Our adversaries, meanwhile, continue to supply the neo‑Nazi Kiev regime with money, weapons and intelligence information, allow – and, effectively, encourage – the use of modern Western weapons and equipment to deliver strikes on the Russian territory, aiming at obviously civilian targets in most cases. They are threatening to send their troops to Ukraine. Furthermore, they are trying to wear out Russia’s economy with more new sanctions and fuel socio-political tension inside the country.

No matter how hard they tried, all their attempts to contain or isolate Russia have failed. We continue to steadily build up our economic capability, develop our industry, technologies, infrastructure, science, education and culture.

We are pleased to note that our Korean friends – despite the years-long economic pressure, provocations, blackmailing and military threats on the part of the United States – are still effectively defending their interests. We see the force, dignity and courage with which the people of the DPRK fight for their freedom, sovereignty and national traditions, achieving tremendous results and genuine breakthroughs in strengthening their country in terms of defence, technology, science and industry. At the same time, the country’s leadership and its head Comrade Kim Jong Un have repeatedly expressed their intention to resolve all the existing differences by peaceful means. But Washington, refusing to implement previous agreements, keeps setting new, increasingly harsh and obviously unacceptable requirements.

Russia has incessantly supported and will support the DPRK and the heroic Korean people in their struggle against the treacherous, dangerous and aggressive enemy, in their fight for independence, identity and the right to freely choose their development path.

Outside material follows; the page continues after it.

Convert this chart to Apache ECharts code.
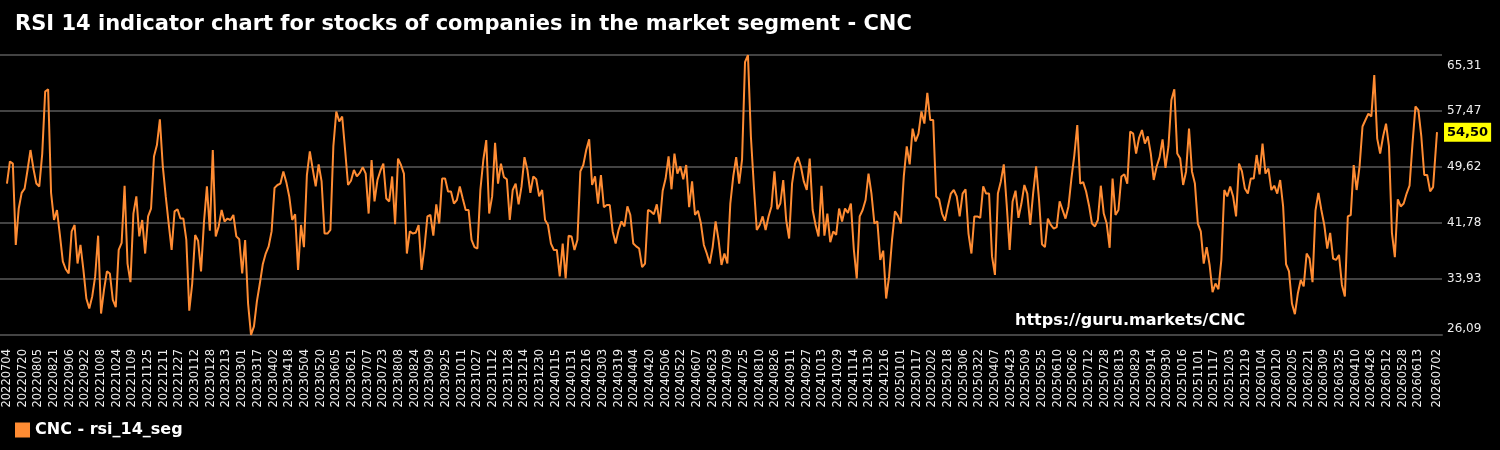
<!DOCTYPE html>
<html>
<head>
<meta charset="utf-8">
<script src="https://cdn.jsdelivr.net/npm/echarts@6/dist/echarts.min.js"></script>
<style>
html, body { margin: 0; padding: 0; background: #000; }
#main { width: 1500px; height: 450px; }
</style>
</head>
<body>
<div id="main"></div>
<script>
// calendar days 2022-07-04 .. 2026-07-02
var startDate = [2022, 6, 4];
var dayCount = 1460;
var labelStep = 16;
// one reading every 3 days
var sampleStep = 3;
var rsiValues = [
  47.3, 50.4, 50.1, 38.7, 43.8, 46.0, 46.6, 49.2, 52.0, 49.4, 47.3, 46.9, 51.5, 60.2, 60.5, 46.0, 42.2, 43.6, 40.1, 36.4, 35.3, 34.7, 40.6, 41.5, 36.1,
  38.7, 35.2, 31.2, 29.8, 31.5, 34.3, 40.0, 29.1, 32.4, 35.0, 34.7, 31.0, 30.0, 38.0, 39.0, 47.0, 36.1, 33.5, 43.1, 45.5, 39.9, 42.2, 37.5, 42.7,
  43.8, 51.1, 52.7, 56.3, 49.7, 45.5, 41.7, 38.0, 43.4, 43.7, 42.4, 42.4, 39.4, 29.5, 33.3, 40.1, 39.3, 35.0, 41.9, 46.9, 40.7, 52.0, 39.9, 41.3, 43.6,
  42.0, 42.4, 42.2, 42.9, 39.9, 39.5, 34.7, 39.4, 30.5, 26.1, 27.3, 30.8, 33.3, 36.0, 37.5, 38.5, 40.6, 46.7, 47.1, 47.3, 49.0, 47.5, 45.5, 42.2,
  43.0, 35.2, 41.5, 38.4, 48.5, 51.8, 49.3, 46.9, 50.0, 47.6, 40.3, 40.3, 40.8, 52.5, 57.4, 56.0, 56.7, 52.0, 47.1, 47.7, 49.2, 48.3, 48.8, 49.6, 48.7,
  43.1, 50.6, 44.8, 47.8, 49.1, 50.1, 45.2, 44.8, 48.3, 41.6, 50.8, 49.9, 48.7, 37.5, 40.6, 40.3, 40.4, 41.5, 35.2, 38.4, 42.7, 42.9, 40.0, 44.4,
  41.7, 48.0, 48.0, 46.2, 46.2, 44.5, 45.0, 46.9, 45.2, 43.6, 43.6, 39.4, 38.4, 38.2, 46.4, 50.6, 53.4, 43.1, 45.5, 53.0, 47.3, 50.1, 48.2, 47.9, 42.2,
  46.4, 47.3, 44.4, 46.9, 51.0, 49.2, 46.0, 48.3, 47.9, 45.5, 46.4, 42.2, 41.5, 38.9, 38.0, 38.0, 34.3, 38.9, 34.0, 40.0, 39.9, 38.0, 39.4, 49.0,
  49.9, 52.0, 53.5, 47.1, 48.3, 44.5, 48.5, 44.0, 44.3, 44.3, 40.6, 38.9, 40.8, 42.0, 41.3, 44.1, 42.9, 38.9, 38.5, 38.2, 35.6, 36.1, 43.6, 43.4, 43.0,
  44.4, 41.7, 46.3, 48.0, 51.1, 46.5, 51.5, 48.7, 49.7, 47.9, 49.9, 44.0, 47.6, 42.9, 43.5, 41.7, 38.7, 37.5, 36.1, 38.4, 42.0, 39.4, 35.9, 37.5,
  36.1, 44.5, 48.3, 51.0, 47.3, 50.7, 64.3, 65.3, 53.9, 47.0, 40.8, 41.5, 42.7, 40.8, 42.7, 44.1, 49.0, 43.7, 44.5, 47.8, 42.2, 39.6, 47.3, 50.1, 51.0,
  49.7, 47.6, 46.4, 50.8, 43.6, 41.5, 39.9, 47.0, 40.0, 43.1, 39.1, 40.6, 40.1, 43.8, 42.0, 43.8, 43.2, 44.5, 38.1, 34.0, 42.7, 43.6, 45.0, 48.7,
  45.9, 41.7, 42.0, 36.6, 37.9, 31.2, 34.3, 39.4, 43.4, 42.8, 41.7, 48.3, 52.5, 50.0, 55.0, 53.2, 54.3, 57.4, 55.7, 60.0, 56.2, 56.2, 45.5, 45.1, 43.1,
  42.1, 44.1, 45.9, 46.4, 45.5, 42.7, 45.9, 46.5, 40.3, 37.5, 42.7, 42.7, 42.5, 46.9, 45.9, 45.9, 37.1, 34.5, 45.9, 47.6, 50.0, 44.3, 38.0, 44.8,
  46.3, 42.5, 44.5, 47.1, 45.9, 41.5, 46.0, 49.7, 45.0, 38.8, 38.4, 42.4, 41.5, 41.0, 41.2, 44.8, 43.6, 42.4, 44.1, 48.0, 51.3, 55.5, 47.3, 47.5, 46.2,
  44.2, 41.7, 41.3, 42.2, 47.0, 43.1, 41.7, 38.3, 48.0, 42.9, 43.6, 48.3, 48.6, 47.3, 54.6, 54.3, 51.5, 53.7, 54.8, 52.9, 53.9, 51.5, 47.8, 49.7,
  51.0, 53.5, 49.5, 52.5, 59.0, 60.5, 51.5, 50.8, 47.1, 49.0, 55.0, 49.0, 47.3, 41.7, 40.6, 36.1, 38.4, 35.9, 32.1, 33.3, 32.5, 36.6, 46.4, 45.5, 46.9,
  45.5, 42.7, 50.1, 49.0, 46.6, 45.9, 48.0, 48.0, 51.3, 48.6, 52.9, 48.7, 49.4, 46.4, 47.0, 45.9, 47.8, 44.1, 36.0, 35.0, 30.5, 29.0, 31.9, 33.8,
  32.9, 37.5, 36.8, 33.5, 43.5, 46.0, 43.6, 41.5, 38.2, 40.4, 36.8, 36.6, 37.3, 33.1, 31.5, 42.7, 42.9, 49.9, 46.4, 49.7, 55.3, 56.2, 57.1, 56.7, 62.5,
  53.6, 51.5, 53.9, 55.7, 52.5, 40.4, 37.0, 45.1, 44.1, 44.5, 45.9, 47.0, 52.9, 58.1, 57.6, 53.9, 48.5, 48.5, 46.2, 46.8
];
var lastValue = 54.50;
var yMin = 26.09;
var yMax = 65.31;

function dayLabel(i) {
  var d = new Date(Date.UTC(startDate[0], startDate[1], startDate[2] + Math.round(i)));
  var m = String(d.getUTCMonth() + 1).padStart(2, '0');
  var dd = String(d.getUTCDate()).padStart(2, '0');
  return d.getUTCFullYear() + m + dd;
}
function comma(v) { return v.toFixed(2).replace('.', ','); }

var labelDays = [];
for (var i = 0; i <= dayCount - 1 - labelStep; i += labelStep) labelDays.push(i);
labelDays.push(dayCount - 1);

var seriesData = rsiValues.map(function (v, k) { return [k * sampleStep, v]; });
seriesData.push([dayCount - 1, lastValue]);

var myChart = echarts.init(document.getElementById('main'));
myChart.setOption({
  backgroundColor: '#000',
  animation: false,
  textStyle: { fontFamily: 'DejaVu Sans' },
  title: {
    text: 'RSI 14 indicator chart for stocks of companies in the market segment - CNC',
    left: 15,
    top: 14,
    padding: 0,
    textStyle: { color: '#fff', fontSize: 21, fontWeight: 'bold', fontFamily: 'DejaVu Sans' }
  },
  legend: {
    left: 15,
    bottom: 12,
    padding: 0,
    icon: 'rect',
    itemWidth: 15,
    itemHeight: 15,
    textStyle: { color: '#fff', fontSize: 16, fontWeight: 'bold' },
    data: ['CNC - rsi_14_seg']
  },
  grid: { left: 0, right: 58, top: 55, bottom: 115 },
  graphic: [{
    type: 'text',
    left: 1015,
    top: 313,
    style: { text: 'https://guru.markets/CNC', fill: '#fff', font: 'bold 16px "DejaVu Sans"' }
  }],
  xAxis: {
    type: 'value',
    min: -7.1,
    max: 1464.1,
    splitLine: { show: false },
    axisTick: { show: false },
    axisLine: { show: true, onZero: false, lineStyle: { color: '#444', width: 2 } },
    axisLabel: {
      customValues: labelDays,
      rotate: 90,
      color: '#eee',
      fontSize: 11.5,
      margin: 14,
      formatter: function (v) { return dayLabel(v); }
    }
  },
  yAxis: {
    type: 'value',
    position: 'right',
    min: yMin,
    max: yMax,
    interval: (yMax - yMin) / 5,
    axisLine: { show: false },
    axisTick: { show: false },
    splitLine: { lineStyle: { color: '#5a5a5a', width: 1.5 } },
    axisLabel: {
      color: '#eee',
      fontSize: 12,
      margin: 5,
      verticalAlignMinLabel: 'bottom',
      verticalAlignMaxLabel: 'top',
      formatter: function (v) {
        return Math.abs(v - yMax) < 0.01 ? '{top|' + comma(v) + '}' : comma(v);
      },
      rich: { top: { color: '#eee', fontSize: 12, padding: [5, 0, 0, 0] } }
    }
  },
  series: [{
    name: 'CNC - rsi_14_seg',
    type: 'line',
    data: seriesData,
    showSymbol: false,
    lineStyle: { color: '#ff8c33', width: 2 },
    itemStyle: { color: '#ff8c33' },
    markLine: {
      silent: true,
      symbol: 'none',
      lineStyle: { color: 'rgba(0,0,0,0)', width: 0 },
      data: [{ yAxis: lastValue }],
      label: {
        show: true,
        position: 'end',
        distance: 2,
        formatter: function () { return comma(lastValue); },
        backgroundColor: '#ffff00',
        color: '#000',
        fontWeight: 'bold',
        fontSize: 13,
        padding: [4, 3, 2, 3]
      }
    }
  }]
});
</script>
</body>
</html>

We are also ready to closely work together to bring more democracy and stability to international relations. To do this, we will develop alternative trade and mutual settlements mechanisms not controlled by the West, jointly oppose illegitimate unilateral restrictions, and shape the architecture of equal and indivisible security in Eurasia.

It goes without saying, we will develop people-to-people interaction between our countries. We plan to promote academic mobility between Russian and Korean higher education institutions, mutual tourist trips as well as cultural, educational, youth and sports exchanges – everything that makes communication between countries and nations people-centred, everything that enhances confidence and mutual understanding.

I am convinced that our joint efforts will take our bilateral interaction to a higher level, which will facilitate mutually beneficial and equal cooperation between Russia and the DPRK, strengthen our sovereignty, promote trade and economic ties, people-to-people contacts and, ultimately, improve the well-being of the citizens of both states.

I would like to extend wishes of good health to Comrade Kim Jong Un and those of peace and great success on the path of development – to the friendly people of the DPRK.